Remember when you were a child? As children, often the biggest care is when friends are coming over or how many days until a new video game is released. As children we also have plenty of time to learn and as adults, we can look back and remember that learning new skills as a child was a lot easier than as an adult.
The 20th century way of teaching a child how to run a business was to set up a lemonade stand and still, as we drive through neighborhood streets, we can find a few left over but now there’s a new way. Bizinate.com allows children, ages 6 through 18, to start their own business.
With the help of their parents, they can open an FDIC-backed banked account through Chase, sell their products through their personalized online store, find help with marketing through e-mail and social media portals, and create business cards with their company information.
More than 24,000 kids and parents registered and plan to start their own business. Ideas range from viable business ideas to those with a very limited audience. One young entrepreneur offers to set up a blog for $25—another offers to design a logo for $20, and one will program your remote control for $10.

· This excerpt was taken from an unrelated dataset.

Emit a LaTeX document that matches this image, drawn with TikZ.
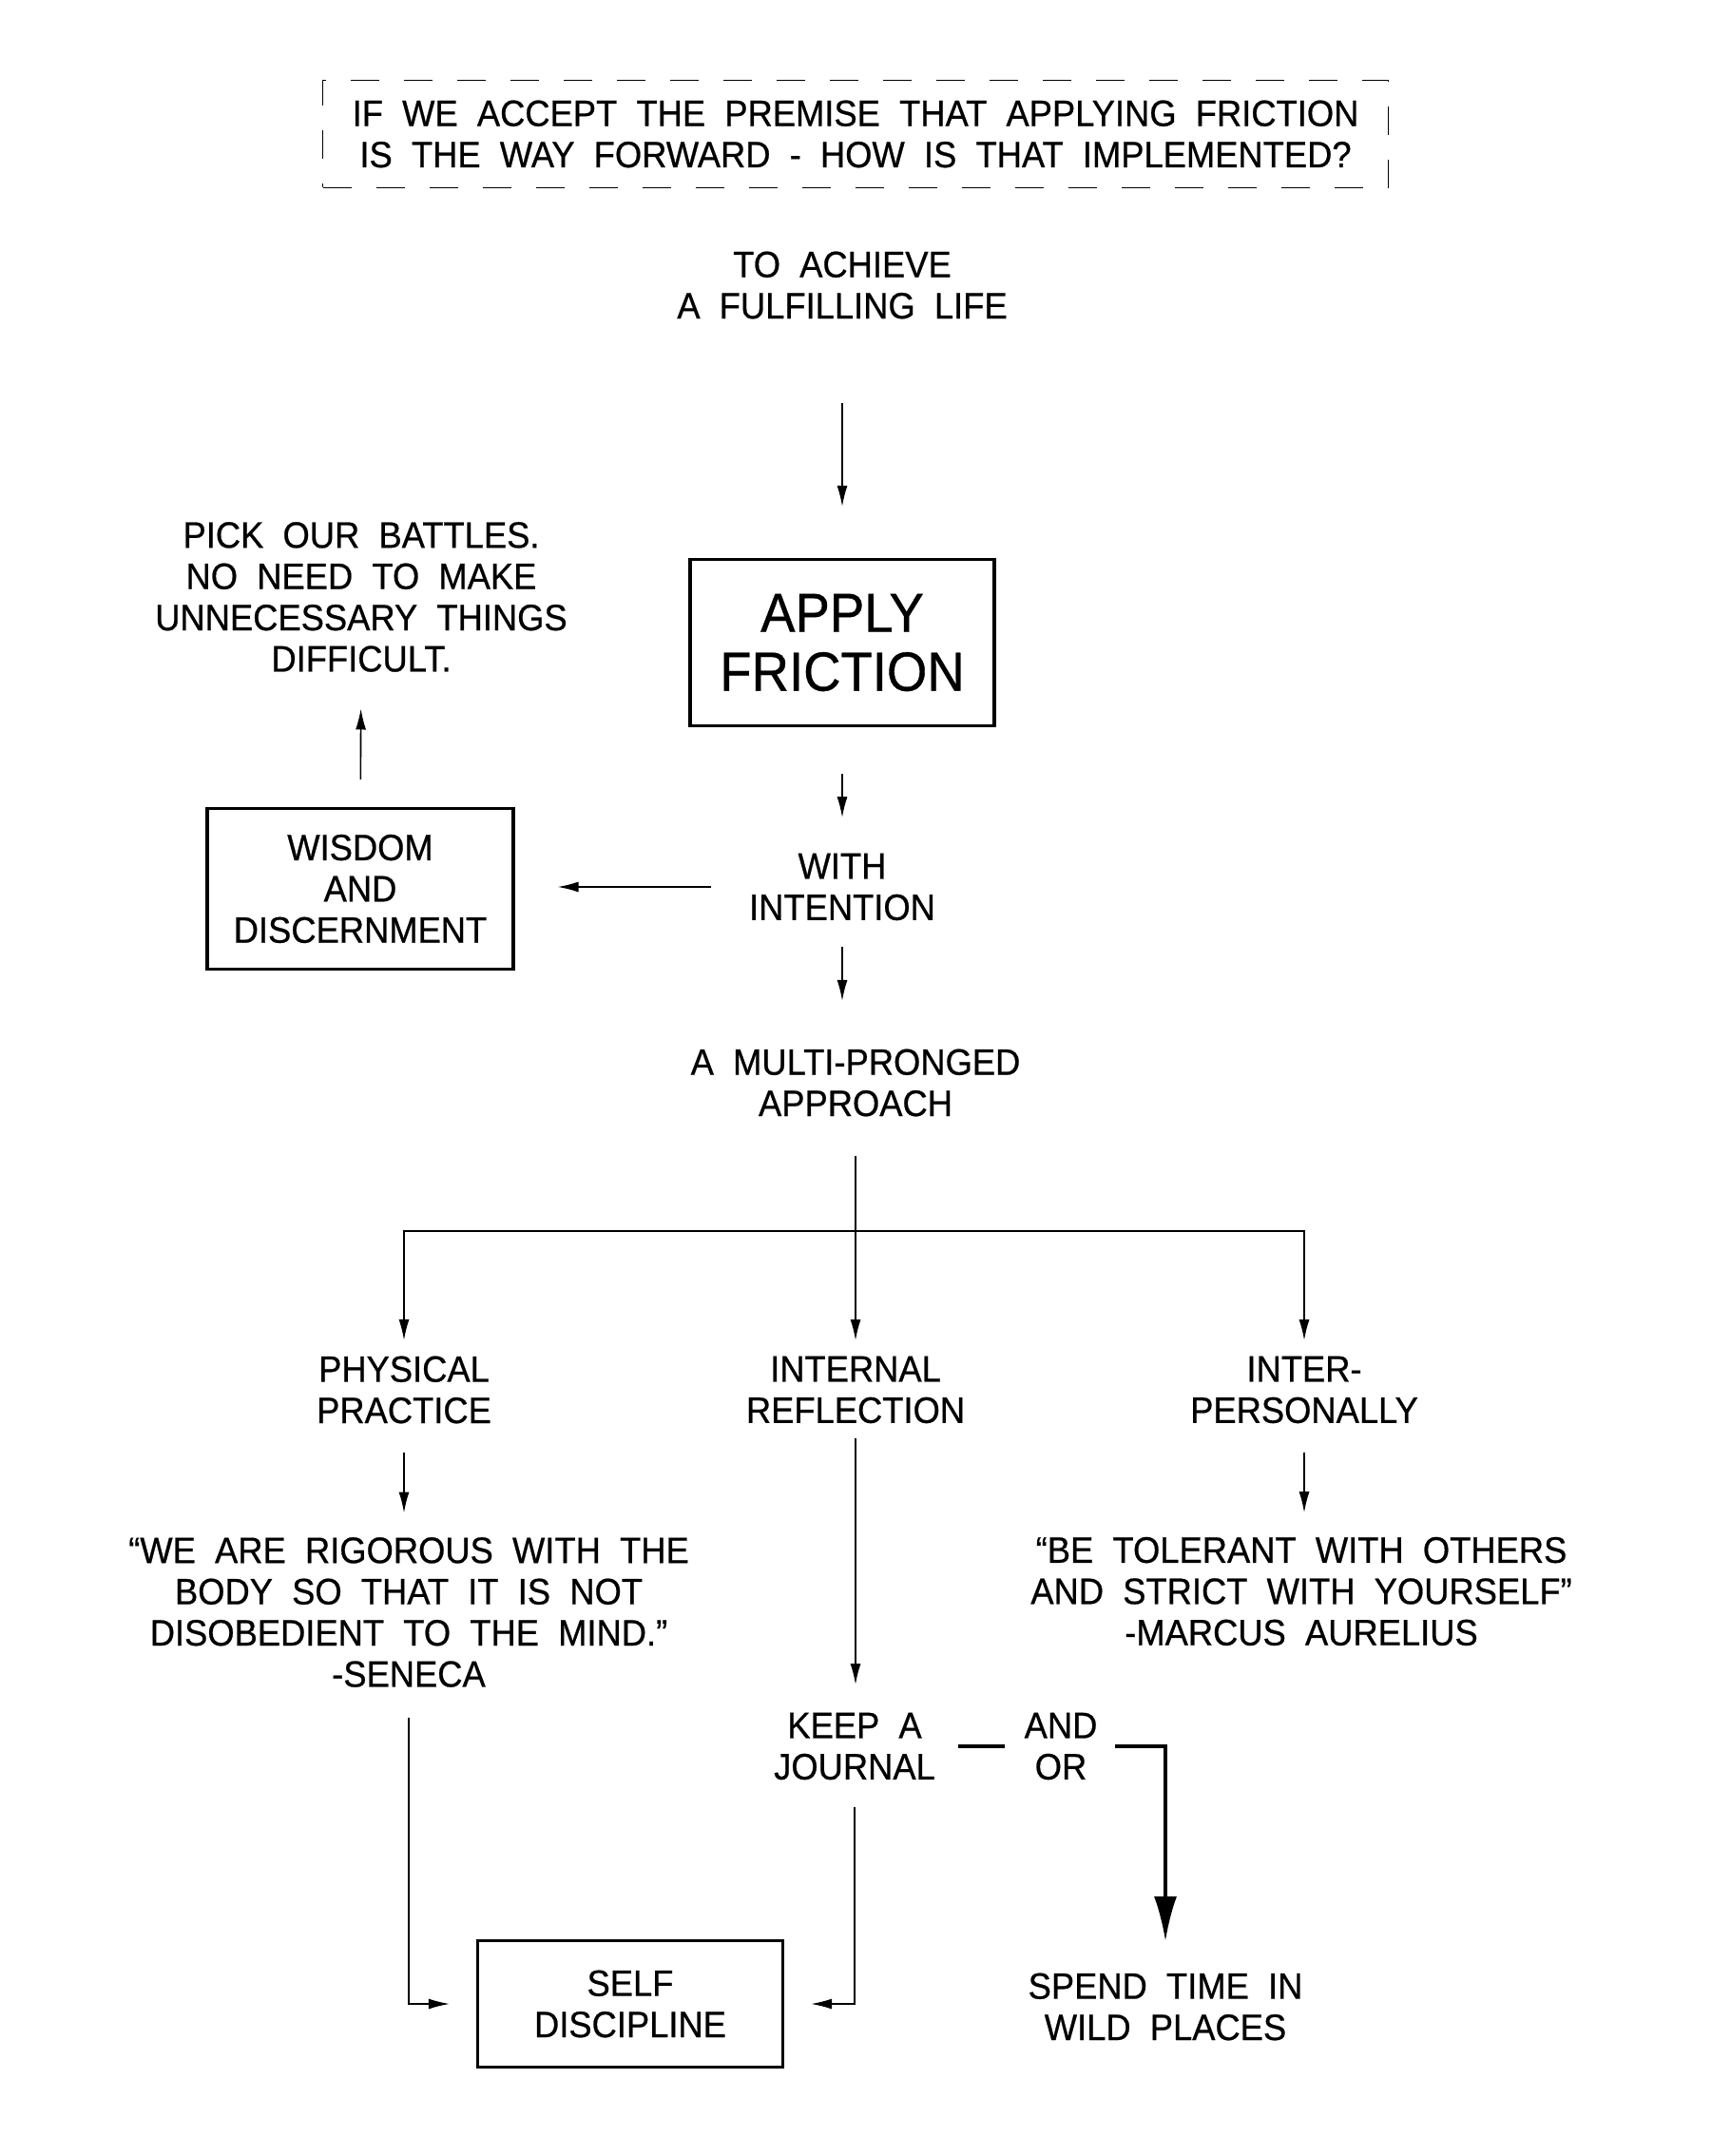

Some entrepreneurs are going after a much smaller audience. One offers his services to clean HIS room while another charges $2 to teach their brother or sister how to play a game. One of the more clever? One entrepreneur offers to like a page on Facebook for $5 giving small businesses the perception of having more traffic.
Bizinate founder Rudy DeFelice took on the challenge more as a way to give back than to make the site another largely successful startup. DeFelice was the founder of Practice Technology, a venture backed company that provided software solutions for law firms.
He hopes to encourage kid entrepreneurs to start thinking like a business owner at the earliest age. He charges shoppers 99 cents per transaction to cover the credit card expenses making his business what he calls a “marginal money maker”.
Not all startups exist to become large-scale profit machines. In the case of Bizinate, giving back to the next generation of entrepreneurs is the goal. As the site grows and more services are offered to the businesses that do have a viable chance of turning in to full time endeavors Bizinate may become his next big success story. For now, DeFelice, who has three children who are actively involved in the site, finding the next Zuckerberg is enough.